*SUPPLIED RECORDS*
┌──

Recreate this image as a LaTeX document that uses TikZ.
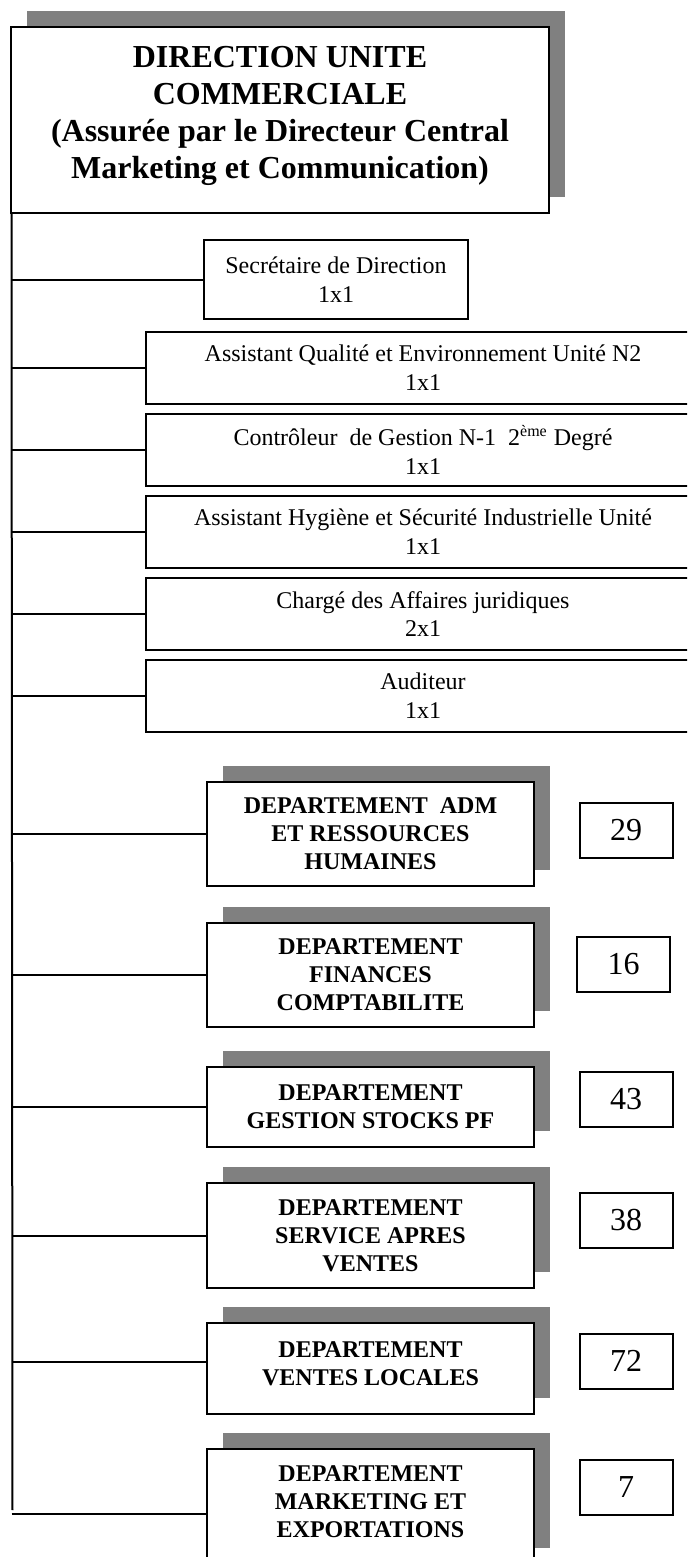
\documentclass[tikz,border=0pt]{standalone}
\usepackage{fontspec}
\setmainfont{Liberation Serif}
\usetikzlibrary{shadows}
\definecolor{shadowgrey}{HTML}{808080}
\tikzset{
  frame/.style={rectangle, draw=black, line width=1pt, fill=white, inner sep=0pt},
  shadowed/.style={drop shadow={shadow xshift=8pt, shadow yshift=8pt, fill=shadowgrey, opacity=1}},
  headtext/.style={font=\fontsize{16}{18.4}\selectfont\bfseries, align=center},
  posttext/.style={font=\fontsize{12}{14.4}\selectfont, align=center},
  depttext/.style={font=\fontsize{12}{14}\selectfont\bfseries, align=center},
  headbox/.style={frame, shadowed, headtext, minimum width=269pt, minimum height=93pt},
  secbox/.style={frame, posttext, minimum width=132pt, minimum height=39.5pt},
  postbox/.style={frame, posttext, minimum width=277pt, minimum height=36pt},
  deptbox/.style={frame, shadowed, depttext, minimum width=163.5pt},
  countbox/.style={frame, font=\fontsize{16}{18}\selectfont, minimum width=46.5pt, minimum height=27.5pt},
  link/.style={line width=1pt},
}
\begin{document}
\begin{tikzpicture}[x=0.5pt, y=-0.5pt]
\useasboundingbox (0,0) rectangle (687,1557);
\clip (0,0) rectangle (687,1557);

% head of the unit
\node[headbox, text depth=7.5pt] (dir) at (280,120)
  {DIRECTION UNITE\\COMMERCIALE\\(Assurée par le Directeur Central\\Marketing et Communication)};

% staff posts attached to the direction
\node[secbox] (sec) at (336,279.5) {Secrétaire de Direction\\1x1};
\node[postbox] (qual) at (423,368) {Assistant Qualité et Environnement Unité N2\\1x1};
\node[postbox] (ctrl) at (423,450) {Contrôleur~ de Gestion N-1~ 2\textsuperscript{ème} Degré\\1x1};
\node[postbox] (hyg)  at (423,532) {Assistant Hygiène et Sécurité Industrielle Unité\\1x1};
\node[postbox] (jur)  at (423,614) {Chargé des Affaires juridiques\\2x1};
\node[postbox] (aud)  at (423,696) {Auditeur\\1x1};

% departments
\node[deptbox, minimum height=52pt] (dadm) at (370.5,834) {DEPARTEMENT~ ADM\\ET RESSOURCES\\HUMAINES};
\node[deptbox, minimum height=52pt] (dfin) at (370.5,975) {DEPARTEMENT\\FINANCES\\COMPTABILITE};
\node[deptbox, minimum height=40pt] (dstk) at (370.5,1107) {DEPARTEMENT\\GESTION STOCKS PF};
\node[deptbox, minimum height=52.5pt] (dsav) at (370.5,1235.5) {DEPARTEMENT\\SERVICE APRES\\VENTES};
\node[deptbox, minimum height=45.5pt, text depth=5pt] (dvl) at (370.5,1368.5) {DEPARTEMENT\\VENTES LOCALES};
\node[deptbox, minimum height=57.5pt, text depth=5pt] (dmk) at (370.5,1506.5) {DEPARTEMENT\\MARKETING ET\\EXPORTATIONS};

% headcounts
\node[countbox] (nadm) at (626,830.5) {29};
\node[countbox] (nfin) at (623.5,964) {16};
\node[countbox] (nstk) at (626,1099) {43};
\node[countbox] (nsav) at (626,1220.5) {38};
\node[countbox] (nvl)  at (626,1361) {72};
\node[countbox] (nmk)  at (626,1487) {7};

% vertical trunk under the head box
\coordinate (trtop) at ([xshift=0.75pt]dir.south west);
\coordinate (trbot) at (12.5,1510);
\draw[link] (trtop) -- (trbot);

% branches from the trunk
\foreach \n in {sec,qual,ctrl,hyg,jur,aud,dadm,dfin,dstk,dsav}
  \draw[link] (\n.west -| trtop) -- (\n.west);
\draw[link] ([yshift=3.25pt]dvl.west -| trtop) -- ([yshift=3.25pt]dvl.west);
\draw[link] ([yshift=-3.75pt]dmk.west -| trtop) -- ([yshift=-3.75pt]dmk.west);
\end{tikzpicture}
\end{document}
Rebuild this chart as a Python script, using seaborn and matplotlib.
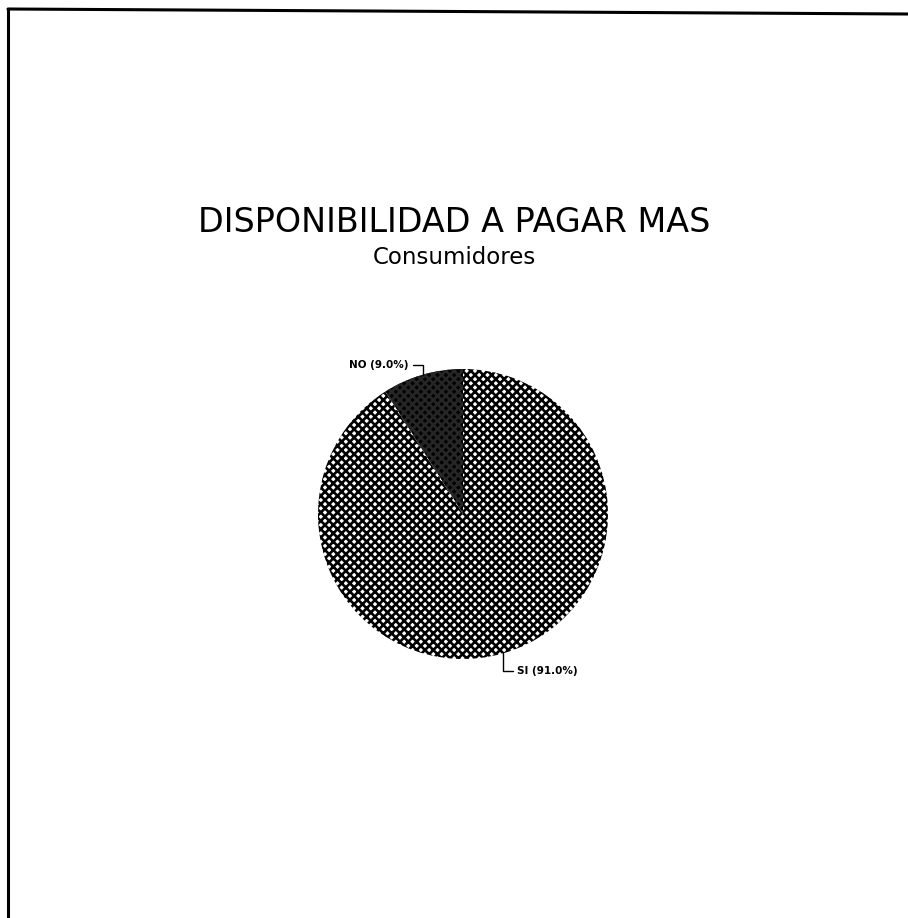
import matplotlib
matplotlib.use("Agg")
import matplotlib.pyplot as plt
from matplotlib.lines import Line2D
import numpy as np
import seaborn as sns

# datos del grafico
categorias = ["NO", "SI"]
porcentajes = [9.0, 91.0]
titulo = "DISPONIBILIDAD A PAGAR MAS"
subtitulo = "Consumidores"

sns.set_style("white")
plt.rcParams['font.family'] = ['DejaVu Sans']
plt.rcParams['text.color'] = 'black'
plt.rcParams['hatch.linewidth'] = 1.9

W, H = 908, 918
fig = plt.figure(figsize=(W / 100, H / 100), dpi=100)
fig.patch.set_facecolor("white")

# pie centrado en (463, 514) px con radio 145 px
cx, cy, r = 463, 514, 145
ax = fig.add_axes([(cx - r) / W, (H - cy - r) / H, 2 * r / W, 2 * r / H])

wedges, _ = ax.pie(porcentajes, startangle=90, counterclock=True,
                   wedgeprops=dict(linewidth=0))
ax.set_xlim(-1, 1)
ax.set_ylim(-1, 1)

# tramas de los sectores
estilos = {"NO": ("#000000", "#262626", "xxxx"), "SI": ("white", "black", "xxxx")}
for w, cat in zip(wedges, categorias):
    fc, hc, hatch = estilos[cat]
    w.set_facecolor(fc)
    w.set_edgecolor(hc)
    w.set_hatch(hatch)

# etiquetas con lineas guia
offsets = {"NO": (-10, 7, "right"), "SI": (10, -13, "left")}
for w, cat, val in zip(wedges, categorias, porcentajes):
    ang = np.deg2rad((w.theta1 + w.theta2) / 2)
    x, y = np.cos(ang), np.sin(ang)
    dx, dy, ha = offsets[cat]
    ax.annotate(f"{cat} ({val:.1f}%)", xy=(x, y), xytext=(dx, dy),
                textcoords="offset points", ha=ha, va="center",
                fontsize=7.5, fontweight="bold", color="black",
                annotation_clip=False,
                arrowprops=dict(arrowstyle="-", color="black", lw=1,
                                shrinkA=1, shrinkB=0,
                                connectionstyle="angle,angleA=0,angleB=90,rad=0"))

fig.text(0.5, 1 - 232 / H, titulo, ha="center", va="baseline", fontsize=24,
         color="black")
fig.text(0.5, 1 - 264 / H, subtitulo, ha="center", va="baseline", fontsize=16.5,
         color="black")

# marco del documento escaneado
fig.add_artist(Line2D([8 / W, 8 / W], [1 - 9 / H, 0], color="black", lw=2.2,
                      transform=fig.transFigure))
fig.add_artist(Line2D([8 / W, 1], [1 - 9 / H, 1 - 14 / H], color="black", lw=2.2,
                      transform=fig.transFigure))

fig.savefig("out.png", dpi=100)
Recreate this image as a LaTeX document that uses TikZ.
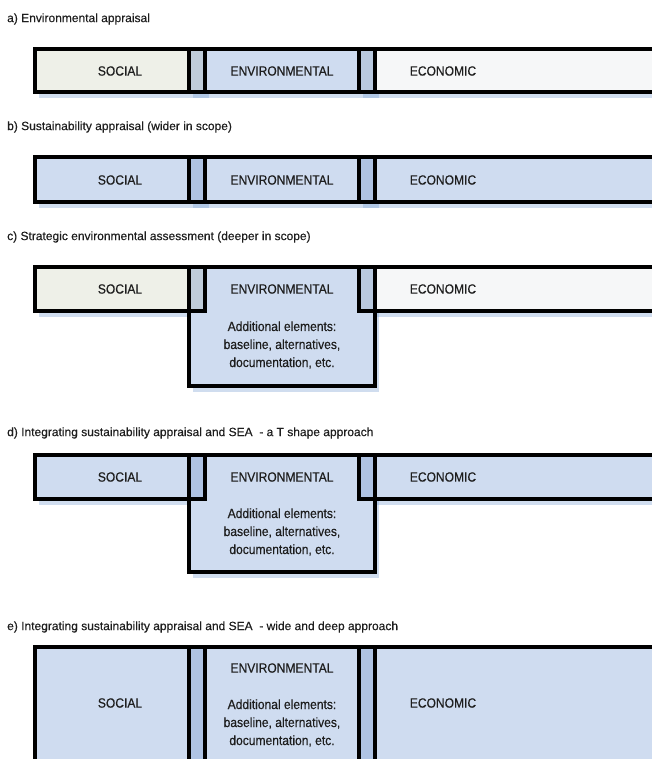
\documentclass[tikz,border=0pt]{standalone}
\usepackage{fontspec}
\setmainfont[FakeBold=0.3]{Liberation Sans}
\newfontfamily\boxfont[FakeStretch=0.9,FakeBold=0.4]{Liberation Sans}
\usetikzlibrary{positioning}
\definecolor{Sky}{HTML}{CFDCF0}
\definecolor{SkyDeep}{HTML}{AFC3E3}
\definecolor{Sage}{HTML}{EEF0E8}
\definecolor{Paper}{HTML}{F6F7F8}
\definecolor{Slate}{HTML}{BFCCDA}
\definecolor{SlateB}{HTML}{B9C9DF}
\definecolor{Shade}{HTML}{7A9FD2}
\definecolor{Ink}{HTML}{1E1E1E}

\begin{document}
\begin{tikzpicture}[x=1pt,y=-1pt,
    heading/.style={anchor=west,inner sep=0pt,font=\fontsize{12}{14}\selectfont,text=Ink},
    tag/.style={inner sep=0pt,align=center,font=\boxfont\fontsize{13.4}{18}\selectfont,text=Ink},
    rim/.style={draw=black,line width=3.2pt},
    shade/.style={fill=Shade,fill opacity=0.35}]
    \useasboundingbox (0,0) rectangle (652,759);
    \clip (0,0) rectangle (652,759);
    \fill[white] (0,0) rectangle (652,759);

    % a) environmental appraisal
    \node[heading] (ta) at (7,19) {a) Environmental appraisal};
    \fill[shade] (39,54) rectangle (209,98);
    \fill[shade] (193,54) rectangle (379,98);
    \fill[shade] (363,54) rectangle (664,98);
    \fill[Sage] (35,49) rectangle (205,92);
    \fill[Paper] (359,49) rectangle (660,92);
    \fill[Sky] (189,49) rectangle (375,92);
    \fill[Slate] (189,49) rectangle (205,92);
    \fill[SlateB] (359,49) rectangle (375,92);
    \draw[rim] (35,49) rectangle (205,92);
    \draw[rim] (189,49) rectangle (375,92);
    \draw[rim] (359,49) rectangle (660,92);
    \node[tag] (socA) at (120,71) {SOCIAL};
    \node[tag] (envA) at (282,71) {ENVIRONMENTAL};
    \node[tag] (ecoA) at (443,71) {ECONOMIC};

    % b) sustainability appraisal
    \node[heading] (tb) at (7,127) {b) Sustainability appraisal (wider in scope)};
    \fill[shade] (39,162) rectangle (209,208);
    \fill[shade] (193,162) rectangle (379,208);
    \fill[shade] (363,162) rectangle (664,208);
    \fill[Sky] (35,157) rectangle (660,202);
    \fill[SkyDeep] (189,157) rectangle (205,202);
    \fill[SkyDeep] (359,157) rectangle (375,202);
    \draw[rim] (35,157) rectangle (205,202);
    \draw[rim] (189,157) rectangle (375,202);
    \draw[rim] (359,157) rectangle (660,202);
    \node[tag] (socB) at (120,180) {SOCIAL};
    \node[tag] (envB) at (282,180) {ENVIRONMENTAL};
    \node[tag] (ecoB) at (443,180) {ECONOMIC};

    % c) strategic environmental assessment
    \node[heading] (tc) at (7,237) {c) Strategic environmental assessment (deeper in scope)};
    \fill[shade] (39,272) rectangle (209,317);
    \fill[shade] (193,272) rectangle (379,392);
    \fill[shade] (363,272) rectangle (664,317);
    \fill[Sage] (35,267) rectangle (205,311);
    \fill[Paper] (359,267) rectangle (660,311);
    \fill[Sky] (189,267) rectangle (375,386);
    \fill[Slate] (189,267) rectangle (205,311);
    \fill[SlateB] (359,267) rectangle (375,311);
    \draw[rim] (35,267) rectangle (205,311);
    \draw[rim] (189,267) rectangle (375,386);
    \draw[rim] (359,267) rectangle (660,311);
    \node[tag] (socC) at (120,289) {SOCIAL};
    \node[tag] (envC) at (282,289) {ENVIRONMENTAL};
    \node[tag] (ecoC) at (443,289) {ECONOMIC};
    \node[tag] (addC) at (282,345) {Additional elements:\\baseline, alternatives,\\documentation, etc.};

    % d) T shape approach
    \node[heading] (td) at (7,433) {d) Integrating sustainability appraisal and SEA\ \ - a T shape approach};
    \fill[shade] (39,460) rectangle (209,505);
    \fill[shade] (193,460) rectangle (379,578);
    \fill[shade] (363,460) rectangle (664,505);
    \fill[Sky] (35,455) rectangle (660,499);
    \fill[Sky] (189,455) rectangle (375,572);
    \fill[SkyDeep] (189,455) rectangle (205,499);
    \fill[SkyDeep] (359,455) rectangle (375,499);
    \draw[rim] (35,455) rectangle (205,499);
    \draw[rim] (189,455) rectangle (375,572);
    \draw[rim] (359,455) rectangle (660,499);
    \node[tag] (socD) at (120,477) {SOCIAL};
    \node[tag] (envD) at (282,477) {ENVIRONMENTAL};
    \node[tag] (ecoD) at (443,477) {ECONOMIC};
    \node[tag] (addD) at (282,532) {Additional elements:\\baseline, alternatives,\\documentation, etc.};

    % e) wide and deep approach
    \node[heading] (te) at (7,627) {e) Integrating sustainability appraisal and SEA\ \ - wide and deep approach};
    \fill[Sky] (35,647) rectangle (660,780);
    \fill[SkyDeep] (189,647) rectangle (205,780);
    \fill[SkyDeep] (359,647) rectangle (375,780);
    \draw[rim] (35,647) rectangle (205,780);
    \draw[rim] (189,647) rectangle (375,780);
    \draw[rim] (359,647) rectangle (660,780);
    \node[tag] (socE) at (120,703) {SOCIAL};
    \node[tag] (envE) at (282,668) {ENVIRONMENTAL};
    \node[tag] (ecoE) at (443,703) {ECONOMIC};
    \node[tag] (addE) at (282,723) {Additional elements:\\baseline, alternatives,\\documentation, etc.};
  \end{tikzpicture}
\end{document}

└──

*GOAL*
Only the lines from the top of the data through the line with "UNITE\\COMMERCIALE\\(Assurée par le" should be quoted, exactly and with both ends kept; skip the pictures.

*RESPONSE TO THIS EXERCISE*
Recreate this image as a LaTeX document that uses TikZ.
\documentclass[tikz,border=0pt]{standalone}
\usepackage{fontspec}
\setmainfont{Liberation Serif}
\usetikzlibrary{shadows}
\definecolor{shadowgrey}{HTML}{808080}
\tikzset{
  frame/.style={rectangle, draw=black, line width=1pt, fill=white, inner sep=0pt},
  shadowed/.style={drop shadow={shadow xshift=8pt, shadow yshift=8pt, fill=shadowgrey, opacity=1}},
  headtext/.style={font=\fontsize{16}{18.4}\selectfont\bfseries, align=center},
  posttext/.style={font=\fontsize{12}{14.4}\selectfont, align=center},
  depttext/.style={font=\fontsize{12}{14}\selectfont\bfseries, align=center},
  headbox/.style={frame, shadowed, headtext, minimum width=269pt, minimum height=93pt},
  secbox/.style={frame, posttext, minimum width=132pt, minimum height=39.5pt},
  postbox/.style={frame, posttext, minimum width=277pt, minimum height=36pt},
  deptbox/.style={frame, shadowed, depttext, minimum width=163.5pt},
  countbox/.style={frame, font=\fontsize{16}{18}\selectfont, minimum width=46.5pt, minimum height=27.5pt},
  link/.style={line width=1pt},
}
\begin{document}
\begin{tikzpicture}[x=0.5pt, y=-0.5pt]
\useasboundingbox (0,0) rectangle (687,1557);
\clip (0,0) rectangle (687,1557);

% head of the unit
\node[headbox, text depth=7.5pt] (dir) at (280,120)
  {DIRECTION UNITE\\COMMERCIALE\\(Assurée par le Directeur Central\\Marketing et Communication)};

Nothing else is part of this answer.